The creation of the World Bank and the IMF came at the end of the Second World War. They were based on the ideas of a trio of key experts – US Treasury Secretary Henry Morganthau, his chief economic advisor Harry Dexter White, and British economist John Maynard Keynes. They wanted to establish a postwar economic order based on notions of consensual decision-making and cooperation in the realm of trade and economic relations. It was felt by leaders of the Allied countries, particularly the US and Britain, that a multilateral framework was needed to overcome the destabilising effects of the previous global economic depression and trade battles.
In his opening speech at the Bretton Woods conference, Henry Morganthau said the “bewilderment and bitterness” resulting from the Depression became “the breeders of fascism, and finally, of war”. Proponents of the new institutions felt that global economic interaction was necessary to maintain international peace and security. The institutions would facilitate, in Morganthau’s words, “[the] creation of a dynamic world community in which the peoples of every nation will be able to realise their potentialities in peace.”
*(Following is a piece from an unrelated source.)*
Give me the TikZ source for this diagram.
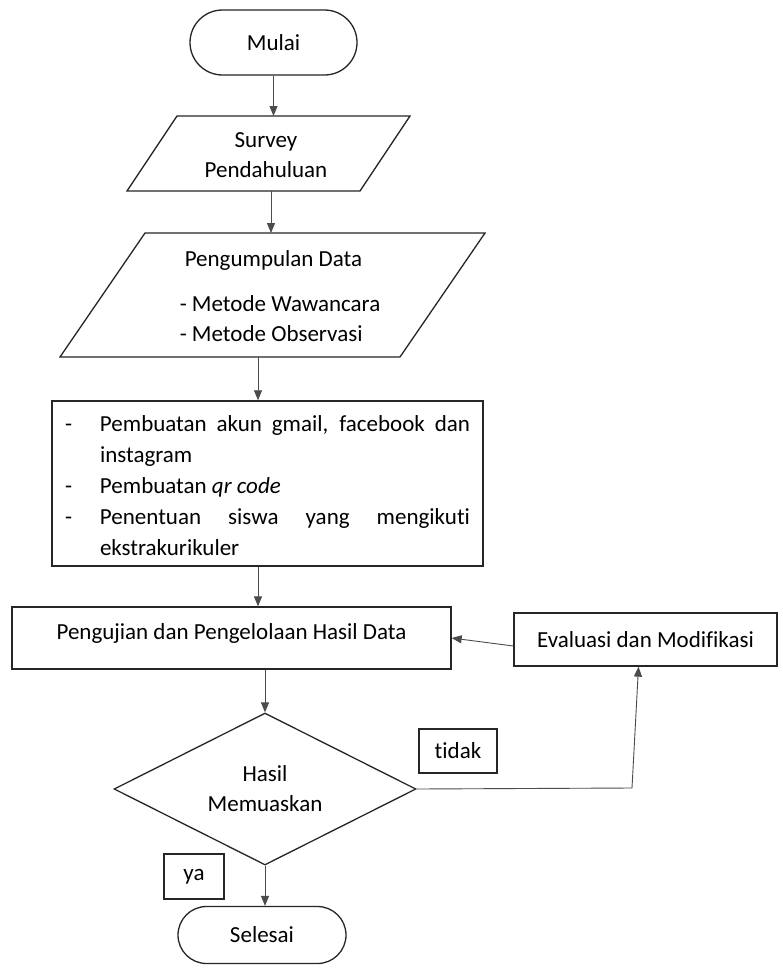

The IMF would create a stable climate for international trade by harmonising its members’ monetary policies, and maintaining exchange stability. It would be able to provide temporary financial assistance to countries encountering difficulties with their balance of payments. The World Bank, on the other hand, would serve to improve the capacity of countries to trade by lending money to war-ravaged and impoverished countries for reconstruction and development projects.